---- GIVEN MATERIAL

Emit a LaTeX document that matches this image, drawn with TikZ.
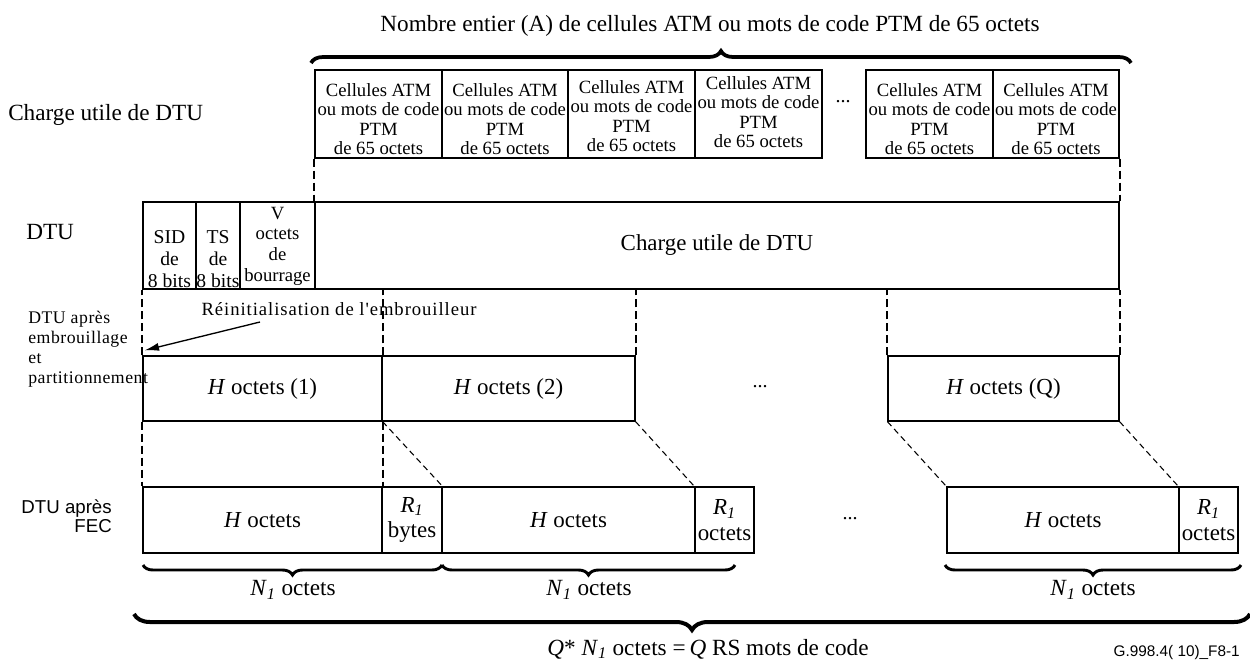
\documentclass[tikz,border=0pt]{standalone}
\usepackage{fontspec}
\setmainfont{Liberation Serif}
\setsansfont{Liberation Sans}
\usetikzlibrary{arrows.meta,decorations.pathreplacing}

% rectangular segment given by its corners (in px-like units)
\newcommand\segbox[6]{%
  \node[segment, minimum width={(#4-#2)*0.75pt}, minimum height={(#5-#3)*0.75pt}]
    (#1) at ({(#2+#4)/2},{(#3+#5)/2}) {#6};}
% two-line label of a redundancy segment
\newcommand\redundtext[1]{\textit{R}\textsubscript{\textit{1}}\\#1}

\begin{document}
\begin{tikzpicture}[x=0.75pt,y=-0.75pt,
  segment/.style={draw, line width=0.9pt, inner sep=0pt, align=center,
    font=\fontsize{17.2}{19}\selectfont},
  big/.style={inner sep=0pt, font=\fontsize{17.4}{20}\selectfont},
  celltxt/.style={inner sep=0pt, align=center, font=\fontsize{14}{14.5}\selectfont},
  hdrtxt/.style={inner sep=0pt, align=center, font=\fontsize{14.7}{16.5}\selectfont},
  padtxt/.style={inner sep=0pt, align=center, font=\fontsize{14}{15.5}\selectfont},
  wide/.style={inner sep=0pt, align=left,
    font=\fontsize{13.3}{15}\selectfont\addfontfeatures{LetterSpace=3}},
  dots/.style={inner sep=0pt, font=\fontsize{15}{15}\selectfont},
  guide/.style={line width=1.4pt, dash pattern=on 6pt off 3pt},
  slant/.style={line width=0.8pt, dash pattern=on 4.5pt off 3pt},
  bracetop/.style={decorate, decoration={brace, amplitude=9pt}, line width=2.8pt},
  bracesmall/.style={decorate, decoration={brace, mirror, amplitude=7.5pt}, line width=2.2pt},
  bracebig/.style={decorate, decoration={brace, mirror, amplitude=12pt}, line width=3pt},
]
\useasboundingbox (0,0) rectangle (1250,662);

% ---- top: payload made of 65-byte cells ----
\node[big] (title) at (710,26) {Nombre entier (A) de cellules ATM ou mots de code PTM de 65 octets};
\coordinate (tbL) at (311,63);
\coordinate (tbR) at (1131,63);
\draw[bracetop] (tbL) -- (tbR);

\node[big, anchor=west] (lblpay) at (8,115) {Charge utile de DTU};

\segbox{c1}{315}{70}{442}{158}{}
\segbox{c2}{442}{70}{568}{158}{}
\segbox{c3}{568}{70}{695}{158}{}
\segbox{c4}{695}{70}{822}{158}{}
\segbox{c5}{866}{70}{993}{158}{}
\segbox{c6}{993}{70}{1119}{158}{}
\node[celltxt] (t1) at (378.5,119) {Cellules ATM\\ou mots de code\\PTM\\de 65 octets};
\node[celltxt] (t2) at (505,119) {Cellules ATM\\ou mots de code\\PTM\\de 65 octets};
\node[celltxt] (t3) at (631.5,116) {Cellules ATM\\ou mots de code\\PTM\\de 65 octets};
\node[celltxt] (t4) at (758.5,112) {Cellules ATM\\ou mots de code\\PTM\\de 65 octets};
\node[celltxt] (t5) at (929.5,119) {Cellules ATM\\ou mots de code\\PTM\\de 65 octets};
\node[celltxt] (t6) at (1056,119) {Cellules ATM\\ou mots de code\\PTM\\de 65 octets};
\node[dots] (d0) at (843,102) {...};

% ---- DTU ----
\node[big, anchor=west] (lbldtu) at (26,232) {DTU};
\segbox{sid}{143}{202}{196}{289}{}
\segbox{ts}{196}{202}{240}{289}{}
\segbox{pad}{240}{202}{315}{289}{}
\segbox{pay}{315}{202}{1119}{289}{Charge utile de DTU}
\node[hdrtxt] (sidt) at (169.5,259) {SID\\de\\8 bits};
\node[hdrtxt] (tst) at (218,259) {TS\\de\\8 bits};
\node[padtxt] (padt) at (277.5,246) {V\\octets\\de\\bourrage};

\draw[guide] (c1.south west) -- (pay.north west);
\draw[guide] (c6.south east) -- (pay.north east);

% ---- after scrambling and partitioning ----
\node[wide, anchor=north west] (lblscr) at (28,311) {DTU après\\embrouillage\\et\\partitionnement};
\node[inner sep=0pt, font=\fontsize{14}{16}\selectfont\addfontfeatures{LetterSpace=5,Ligatures=TeXOff}]
  (reinit) at (339,309) {Réinitialisation de l'embrouilleur};

\segbox{h1}{143}{356}{382}{421}{\textit{H} octets (1)}
\segbox{h2}{382}{356}{635}{421}{\textit{H} octets (2)}
\segbox{hq}{888}{356}{1119}{421}{\textit{H} octets (Q)}
\node[dots] (d1) at (760,387) {...};

\draw[guide] (h1.north west) -- (sid.south west);
\draw[guide] (h1.north east) -- (h1.north east |- pay.south);
\draw[guide] (h2.north east) -- (h2.north east |- pay.south);
\draw[guide] (hq.north west) -- (hq.north west |- pay.south);
\draw[guide] (hq.north east) -- (pay.south east);

\coordinate (arrtail) at (260,322);
\draw[-{Latex[length=11pt,width=6pt]}, line width=1pt] (arrtail) -- ([shift={(2,-5)}]h1.north west);

% ---- after FEC ----
\node[inner sep=0pt, align=right, anchor=east, font=\sffamily\fontsize{14}{14.5}\selectfont]
  (lblfec) at (112,516) {DTU après\\FEC};
\segbox{f1}{143}{487}{382}{553}{\textit{H} octets}
\segbox{r1}{382}{487}{442}{553}{\redundtext{bytes}}
\segbox{f2}{442}{487}{695}{553}{\textit{H} octets}
\segbox{r2}{695}{487}{754}{553}{\redundtext{octets}}
\segbox{fq}{947}{487}{1179}{553}{\textit{H} octets}
\segbox{rq}{1179}{487}{1238}{553}{\redundtext{octets}}
\node[dots] (d2) at (850,519) {...};

\draw[guide] (h1.south west) -- (f1.north west);
\draw[guide] (h1.south east) -- (f1.north east);
\draw[slant] (h1.south east) -- (r1.north east);
\draw[slant] (h2.south east) -- (r2.north west);
\draw[slant] (hq.south west) -- (fq.north west);
\draw[slant] (hq.south east) -- (rq.north west);

% ---- codeword braces ----
\coordinate (b1L) at (143,565);
\coordinate (b1R) at (442,565);
\coordinate (b2L) at (442,565);
\coordinate (b2R) at (735,565);
\coordinate (b3L) at (945,565);
\coordinate (b3R) at (1241,565);
\draw[bracesmall] (b1L) -- (b1R);
\draw[bracesmall] (b2L) -- (b2R);
\draw[bracesmall] (b3L) -- (b3R);
\node[big] (n1) at (293,590) {\textit{N}\textsubscript{\textit{1}} octets};
\node[big] (n2) at (589,590) {\textit{N}\textsubscript{\textit{1}} octets};
\node[big] (n3) at (1093,590) {\textit{N}\textsubscript{\textit{1}} octets};

\coordinate (bbL) at (134,614);
\coordinate (bbR) at (1250,614);
\draw[bracebig] (bbL) -- (bbR);
\node[big] (total) at (708,649) {\textit{Q}* \textit{N}\textsubscript{\textit{1}} octets =\,\textit{Q} RS mots de code};

\node[inner sep=0pt, anchor=east, font=\sffamily\fontsize{11.5}{12}\selectfont] (fig) at (1240,653) {G.998.4( 10)\_F8-1};
\end{tikzpicture}
\end{document}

--------

▸ **WHAT YOU NEED TO DO**:
Give all the lines above again, character for character, without pictures.

▸ **TASK OUTPUT**:
Emit a LaTeX document that matches this image, drawn with TikZ.
\documentclass[tikz,border=0pt]{standalone}
\usepackage{fontspec}
\setmainfont{Liberation Serif}
\setsansfont{Liberation Sans}
\usetikzlibrary{arrows.meta,decorations.pathreplacing}

% rectangular segment given by its corners (in px-like units)
\newcommand\segbox[6]{%
  \node[segment, minimum width={(#4-#2)*0.75pt}, minimum height={(#5-#3)*0.75pt}]
    (#1) at ({(#2+#4)/2},{(#3+#5)/2}) {#6};}
% two-line label of a redundancy segment
\newcommand\redundtext[1]{\textit{R}\textsubscript{\textit{1}}\\#1}

\begin{document}
\begin{tikzpicture}[x=0.75pt,y=-0.75pt,
  segment/.style={draw, line width=0.9pt, inner sep=0pt, align=center,
    font=\fontsize{17.2}{19}\selectfont},
  big/.style={inner sep=0pt, font=\fontsize{17.4}{20}\selectfont},
  celltxt/.style={inner sep=0pt, align=center, font=\fontsize{14}{14.5}\selectfont},
  hdrtxt/.style={inner sep=0pt, align=center, font=\fontsize{14.7}{16.5}\selectfont},
  padtxt/.style={inner sep=0pt, align=center, font=\fontsize{14}{15.5}\selectfont},
  wide/.style={inner sep=0pt, align=left,
    font=\fontsize{13.3}{15}\selectfont\addfontfeatures{LetterSpace=3}},
  dots/.style={inner sep=0pt, font=\fontsize{15}{15}\selectfont},
  guide/.style={line width=1.4pt, dash pattern=on 6pt off 3pt},
  slant/.style={line width=0.8pt, dash pattern=on 4.5pt off 3pt},
  bracetop/.style={decorate, decoration={brace, amplitude=9pt}, line width=2.8pt},
  bracesmall/.style={decorate, decoration={brace, mirror, amplitude=7.5pt}, line width=2.2pt},
  bracebig/.style={decorate, decoration={brace, mirror, amplitude=12pt}, line width=3pt},
]
\useasboundingbox (0,0) rectangle (1250,662);

% ---- top: payload made of 65-byte cells ----
\node[big] (title) at (710,26) {Nombre entier (A) de cellules ATM ou mots de code PTM de 65 octets};
\coordinate (tbL) at (311,63);
\coordinate (tbR) at (1131,63);
\draw[bracetop] (tbL) -- (tbR);

\node[big, anchor=west] (lblpay) at (8,115) {Charge utile de DTU};

\segbox{c1}{315}{70}{442}{158}{}
\segbox{c2}{442}{70}{568}{158}{}
\segbox{c3}{568}{70}{695}{158}{}
\segbox{c4}{695}{70}{822}{158}{}
\segbox{c5}{866}{70}{993}{158}{}
\segbox{c6}{993}{70}{1119}{158}{}
\node[celltxt] (t1) at (378.5,119) {Cellules ATM\\ou mots de code\\PTM\\de 65 octets};
\node[celltxt] (t2) at (505,119) {Cellules ATM\\ou mots de code\\PTM\\de 65 octets};
\node[celltxt] (t3) at (631.5,116) {Cellules ATM\\ou mots de code\\PTM\\de 65 octets};
\node[celltxt] (t4) at (758.5,112) {Cellules ATM\\ou mots de code\\PTM\\de 65 octets};
\node[celltxt] (t5) at (929.5,119) {Cellules ATM\\ou mots de code\\PTM\\de 65 octets};
\node[celltxt] (t6) at (1056,119) {Cellules ATM\\ou mots de code\\PTM\\de 65 octets};
\node[dots] (d0) at (843,102) {...};

% ---- DTU ----
\node[big, anchor=west] (lbldtu) at (26,232) {DTU};
\segbox{sid}{143}{202}{196}{289}{}
\segbox{ts}{196}{202}{240}{289}{}
\segbox{pad}{240}{202}{315}{289}{}
\segbox{pay}{315}{202}{1119}{289}{Charge utile de DTU}
\node[hdrtxt] (sidt) at (169.5,259) {SID\\de\\8 bits};
\node[hdrtxt] (tst) at (218,259) {TS\\de\\8 bits};
\node[padtxt] (padt) at (277.5,246) {V\\octets\\de\\bourrage};

\draw[guide] (c1.south west) -- (pay.north west);
\draw[guide] (c6.south east) -- (pay.north east);

% ---- after scrambling and partitioning ----
\node[wide, anchor=north west] (lblscr) at (28,311) {DTU après\\embrouillage\\et\\partitionnement};
\node[inner sep=0pt, font=\fontsize{14}{16}\selectfont\addfontfeatures{LetterSpace=5,Ligatures=TeXOff}]
  (reinit) at (339,309) {Réinitialisation de l'embrouilleur};

\segbox{h1}{143}{356}{382}{421}{\textit{H} octets (1)}
\segbox{h2}{382}{356}{635}{421}{\textit{H} octets (2)}
\segbox{hq}{888}{356}{1119}{421}{\textit{H} octets (Q)}
\node[dots] (d1) at (760,387) {...};

\draw[guide] (h1.north west) -- (sid.south west);
\draw[guide] (h1.north east) -- (h1.north east |- pay.south);
\draw[guide] (h2.north east) -- (h2.north east |- pay.south);
\draw[guide] (hq.north west) -- (hq.north west |- pay.south);
\draw[guide] (hq.north east) -- (pay.south east);

\coordinate (arrtail) at (260,322);
\draw[-{Latex[length=11pt,width=6pt]}, line width=1pt] (arrtail) -- ([shift={(2,-5)}]h1.north west);

% ---- after FEC ----
\node[inner sep=0pt, align=right, anchor=east, font=\sffamily\fontsize{14}{14.5}\selectfont]
  (lblfec) at (112,516) {DTU après\\FEC};
\segbox{f1}{143}{487}{382}{553}{\textit{H} octets}
\segbox{r1}{382}{487}{442}{553}{\redundtext{bytes}}
\segbox{f2}{442}{487}{695}{553}{\textit{H} octets}
\segbox{r2}{695}{487}{754}{553}{\redundtext{octets}}
\segbox{fq}{947}{487}{1179}{553}{\textit{H} octets}
\segbox{rq}{1179}{487}{1238}{553}{\redundtext{octets}}
\node[dots] (d2) at (850,519) {...};

\draw[guide] (h1.south west) -- (f1.north west);
\draw[guide] (h1.south east) -- (f1.north east);
\draw[slant] (h1.south east) -- (r1.north east);
\draw[slant] (h2.south east) -- (r2.north west);
\draw[slant] (hq.south west) -- (fq.north west);
\draw[slant] (hq.south east) -- (rq.north west);

% ---- codeword braces ----
\coordinate (b1L) at (143,565);
\coordinate (b1R) at (442,565);
\coordinate (b2L) at (442,565);
\coordinate (b2R) at (735,565);
\coordinate (b3L) at (945,565);
\coordinate (b3R) at (1241,565);
\draw[bracesmall] (b1L) -- (b1R);
\draw[bracesmall] (b2L) -- (b2R);
\draw[bracesmall] (b3L) -- (b3R);
\node[big] (n1) at (293,590) {\textit{N}\textsubscript{\textit{1}} octets};
\node[big] (n2) at (589,590) {\textit{N}\textsubscript{\textit{1}} octets};
\node[big] (n3) at (1093,590) {\textit{N}\textsubscript{\textit{1}} octets};

\coordinate (bbL) at (134,614);
\coordinate (bbR) at (1250,614);
\draw[bracebig] (bbL) -- (bbR);
\node[big] (total) at (708,649) {\textit{Q}* \textit{N}\textsubscript{\textit{1}} octets =\,\textit{Q} RS mots de code};

\node[inner sep=0pt, anchor=east, font=\sffamily\fontsize{11.5}{12}\selectfont] (fig) at (1240,653) {G.998.4( 10)\_F8-1};
\end{tikzpicture}
\end{document}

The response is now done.